Pierre-Ernest Dams (14 September 1794 – 20 December 1855) was a Luxembourgish politician, judge, and journalist. He was a major figure in the formative years of Luxembourg as an independent country.

==Biography==
Born in Remich, Dams's father was originally from Dommelen, in the modern Netherlands. During the Belgian Revolution, Dams was elected to the National Congress of Belgium to represent the district of Grevenmacher. There, he voted for the Declaration of Independence, against the Treaty of Twenty-Eight Articles, and for making Leopold of Saxe-Coburg and Gotha King of the Belgians. In 1831, he was elected to represent the constituency of Grevenmacher in the Chamber of Representatives. He voted against the Treaty of Twenty-Four Articles, which later became the framework for the Treaty of London. He remained in the Chamber of Representatives until 1837, when he was replaced by Charles Metz.
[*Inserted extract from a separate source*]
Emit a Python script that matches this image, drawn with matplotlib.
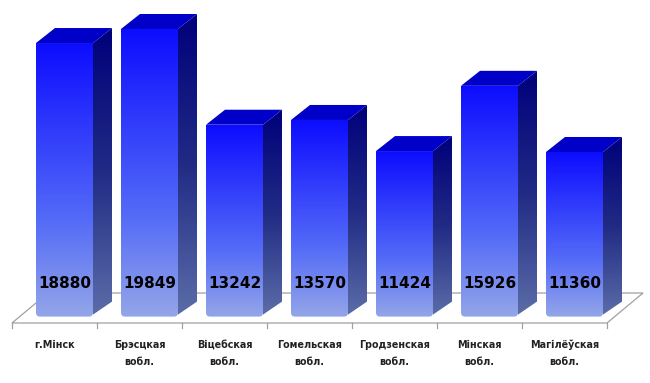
import numpy as np
import matplotlib
matplotlib.use("Agg")
import matplotlib.pyplot as plt
from matplotlib.patches import Polygon, PathPatch
from matplotlib.path import Path
from matplotlib.colors import LinearSegmentedColormap

# data
categories = ['г.Мінск', 'Брэсцкая\nвобл.', 'Віцебская\nвобл.', 'Гомельская\nвобл.',
              'Гродзенская\nвобл.', 'Мінская\nвобл.', 'Магілёўская\nвобл.']
values = [18880, 19849, 13242, 13570, 11424, 15926, 11360]

# pixel -> data helpers (figure is 650x383 at 100 dpi)
x_pix0, x_step = 64.5, 85.0
y_zero, y_scale = 316.6, 0.01449

fig = plt.figure(figsize=(6.5, 3.83), dpi=100)
ax = fig.add_axes([0, 0, 1, 1])
xlim = (-x_pix0 / x_step, (650 - x_pix0) / x_step)
ylim = ((y_zero - 383) / y_scale, y_zero / y_scale)

bar_w = 57 / x_step
dx, dy = 19 / x_step, 15 / y_scale          # bar depth
fdx, fdy = 36 / x_step, 30 / y_scale        # floor depth
rx, ry = 4 / x_step, 4 / y_scale            # rounded bottom corners

# floor
fx0 = (12 - x_pix0) / x_step
fy0 = (y_zero - 323) / y_scale
n = len(values)
floor = Polygon([(fx0, fy0), (fx0 + n, fy0), (fx0 + n + fdx, fy0 + fdy), (fx0 + fdx, fy0 + fdy)],
                closed=True, facecolor='white', edgecolor='#a0a0a0', lw=0.9, zorder=1)
ax.add_patch(floor)
tick_len = 5 / y_scale
for k in range(n + 1):
    ax.plot([fx0 + k, fx0 + k], [fy0, fy0 - tick_len], color='#a0a0a0', lw=0.9, zorder=1)

front_cmap = LinearSegmentedColormap.from_list(
    'front', [(0.0, (0.58, 0.65, 0.91)), (0.35, (0.33, 0.42, 0.97)), (1.0, (0.05, 0.05, 1.0))])
side_cmap = LinearSegmentedColormap.from_list(
    'side', [(0.0, (0.36, 0.43, 0.66)), (0.5, (0.13, 0.17, 0.52)), (1.0, (0.0, 0.0, 0.48))])
grad = np.linspace(0, 1, 256).reshape(-1, 1)

x = np.arange(n)
bars = ax.bar(x, values, width=bar_w, color='none', edgecolor='none', zorder=3)
for i, (b, v) in enumerate(zip(bars, values)):
    x0 = b.get_x()
    x1 = x0 + bar_w
    # front face outline with rounded bottom corners
    verts = [(x0, v), (x0, ry), (x0, 0), (x0 + rx, 0), (x1 - rx, 0), (x1, 0), (x1, ry),
             (x1, v), (x0, v)]
    codes = [Path.MOVETO, Path.LINETO, Path.CURVE3, Path.CURVE3, Path.LINETO,
             Path.CURVE3, Path.CURVE3, Path.LINETO, Path.CLOSEPOLY]
    front = PathPatch(Path(verts, codes), facecolor='none', edgecolor='none', zorder=3)
    ax.add_patch(front)
    im = ax.imshow(grad, cmap=front_cmap, origin='lower', aspect='auto',
                   extent=[x0, x1, 0, v], interpolation='bicubic', zorder=3)
    im.set_clip_path(front)
    side = Polygon([(x1, ry * 0.5), (x1 + dx, dy), (x1 + dx, v + dy), (x1, v)], closed=True,
                   facecolor='none', edgecolor='none', zorder=3)
    ax.add_patch(side)
    ims = ax.imshow(grad, cmap=side_cmap, origin='lower', aspect='auto',
                    extent=[x1, x1 + dx, 0, v + dy], interpolation='bicubic', zorder=3)
    ims.set_clip_path(side)
    top = Polygon([(x0, v), (x1, v), (x1 + dx, v + dy), (x0 + dx, v + dy)], closed=True,
                  facecolor='#0000c8', edgecolor='none', zorder=4)
    ax.add_patch(top)
    ax.text(i, (y_zero - 284) / y_scale, f'{v}', ha='center', va='center',
            fontsize=11, fontweight='bold', color='black', zorder=5)

# category labels
for k, c in enumerate(categories):
    ax.text(fx0 + k + 0.5, (y_zero - 340) / y_scale, c, ha='center', va='top',
            fontsize=6.9, fontweight='bold', color='#222222', linespacing=1.85)

ax.set_xlim(*xlim)
ax.set_ylim(*ylim)
ax.axis('off')
fig.savefig('out.png', dpi=100)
Luxembourg was separated from Belgium by the Treaty of London in 1839, and Dams re-entered political life in the Grand Duchy. He was a member of the Assembly of the States, representing Remich from 1842 to 1845. He was elected to the Constituent Assembly, which drafted Luxembourg's new constitution in 1848. From 1848 to 1853, Dams was a member of the Chamber of Deputies.